Greenwald admitted he had “spent very little time” studying NZ’s domestic political disputes, but said he was “thrilled that [Dotcom] ... is willing to support and fund a party ... devoted to defending Internet freedom and individual privacy and opposing mass surveillance.”

However the IP’s policy, like that of the Greens and Labour, merely calls for a “review” of the GCSB and other spy agencies—not their abolition. It calls for New Zealand to exit the Five Eyes network in order to exercise “sovereign control” over the intelligence agencies, so as to defend the country’s “national security” and “future interests.”

The IP is a pro-business party whose main objective is to reform copyright laws and establish other incentives for online businesses like Dotcom’s. It has no interest in dismantling the state’s repressive apparatus.

Labour, for its part, is absolutely committed to the military-intelligence alliance with the US, including the GCSB’s relationship with the NSA. The 1999–2008 Labour government passed the GCSB Act in 2003, establishing the agency as a separate department. According to investigative journalist Nicky Hager, the agency’s funding increased by 150 percent in the decade following the September 11 attacks in 2001, mostly under the Labour government.

Labour was responsible for strengthening the alliance with the US by sending NZ troops to Afghanistan and Iraq.

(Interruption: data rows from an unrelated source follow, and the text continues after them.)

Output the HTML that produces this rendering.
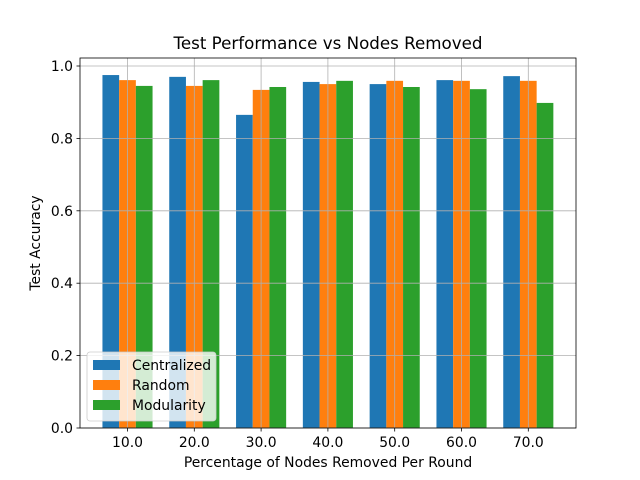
<!DOCTYPE html>
<html><head><meta charset="utf-8"><style>body{margin:0;background:#fff}svg{display:block;font-family:"DejaVu Sans","Liberation Sans",sans-serif}</style></head>
<body>
<svg id="chart" width="640" height="480"></svg>
<script>
const categories=["10.0","20.0","30.0","40.0","50.0","60.0","70.0"];
const centralized=[0.975,0.970,0.865,0.956,0.950,0.961,0.972];
const randomVals=[0.961,0.945,0.934,0.950,0.959,0.959,0.959];
const modularity=[0.945,0.961,0.942,0.959,0.942,0.936,0.898];
const yTicks=[0,0.2,0.4,0.6,0.8,1.0];
const seriesNames=["Centralized","Random","Modularity"];
const colors=["#1f77b4","#ff7f0e","#2ca02c"];
const NS="http://www.w3.org/2000/svg";
const svg=document.getElementById('chart');
const L=80,R=576,T=58,B=428;
const sx=i=>127.5+i*66.8;
const sy=v=>B-v*362;
function mk(t,a,p){const e=document.createElementNS(NS,t);for(const k in a)e.setAttribute(k,a[k]);(p||svg).appendChild(e);return e;}
// bars
const bw=16.7;
[centralized,randomVals,modularity].forEach((s,k)=>{s.forEach((v,i)=>{
const r=mk('rect',{x:sx(i)+(k-1)*bw-bw/2,y:sy(v),width:bw,height:B-sy(v),fill:colors[k]});

});});
// grid (on top)
yTicks.forEach(v=>{const g=mk('line',{x1:L,x2:R,y1:sy(v),y2:sy(v),stroke:'#b0b0b0','stroke-width':0.8});

});
categories.forEach((c,i)=>{const g=mk('line',{x1:sx(i),x2:sx(i),y1:T,y2:B,stroke:'#b0b0b0','stroke-width':0.8});

});
// axes frame
const f=mk('rect',{x:L,y:T,width:R-L,height:B-T,fill:'none',stroke:'#000','stroke-width':0.8});


yTicks.forEach(v=>{mk('line',{x1:L-3.5,x2:L,y1:sy(v),y2:sy(v),stroke:'#000','stroke-width':0.8});
const t=mk('text',{x:L-7,y:sy(v)+5,'text-anchor':'end','font-size':13.9});t.textContent=v.toFixed(1);

});
categories.forEach((c,i)=>{mk('line',{x1:sx(i),x2:sx(i),y1:B,y2:B+3.5,stroke:'#000','stroke-width':0.8});
const t=mk('text',{x:sx(i),y:B+19,'text-anchor':'middle','font-size':13.9});t.textContent=c;

});
let t=mk('text',{x:328,y:49,'text-anchor':'middle','font-size':16.7});t.textContent='Test Performance vs Nodes Removed';


t=mk('text',{x:328,y:467,'text-anchor':'middle','font-size':13.9});t.textContent='Percentage of Nodes Removed Per Round';


t=mk('text',{x:40,y:243,'text-anchor':'middle','font-size':13.9,transform:'rotate(-90 40 243)'});t.textContent='Test Accuracy';


// legend
const lg=mk('rect',{x:87,y:352,width:129,height:69,rx:3,fill:'#fff','fill-opacity':0.8,stroke:'#ccc','stroke-width':0.8});


seriesNames.forEach((n,k)=>{const y=360+k*20;
const r=mk('rect',{x:93,y:y,width:27,height:10,fill:colors[k]});


const tx=mk('text',{x:132,y:y+10,'font-size':13.9});tx.textContent=n;

});
</script>
</body></html>
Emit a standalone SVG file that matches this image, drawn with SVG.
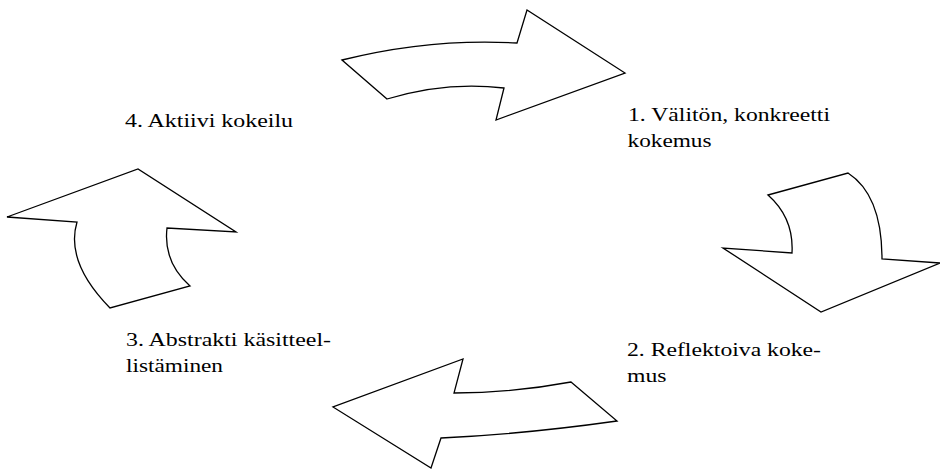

This included sending GCSB agents to work with the US spy agencies in Afghanistan, where they helped identify targets for airstrikes, according to Hager’s book Other Peoples Wars.

In a deliberately vague statement, Labour leader David Cunliffe told TVNZ on Sunday that he would replace the current GCSB legislation with something “more protective of New Zealanders’ personal privacy.” Today Cunliffe stressed that he “would not” withdraw NZ from Five Eyes. He told the media that Labour’s “review” of the GCSB would be designed to “build public confidence” in the spy agency. Asked if he believed Snowden was a credible source, Cunliffe refused to comment.

Labour’s record was not mentioned by Harre, Dotcom or any of the speakers at the “Moment of Truth” event. Nor did the meeting discuss the purpose of the surveillance of the world’s population by the NSA and its partners: namely, as a pre-emptive measure to suppress opposition to imperialist war and deepening social inequality.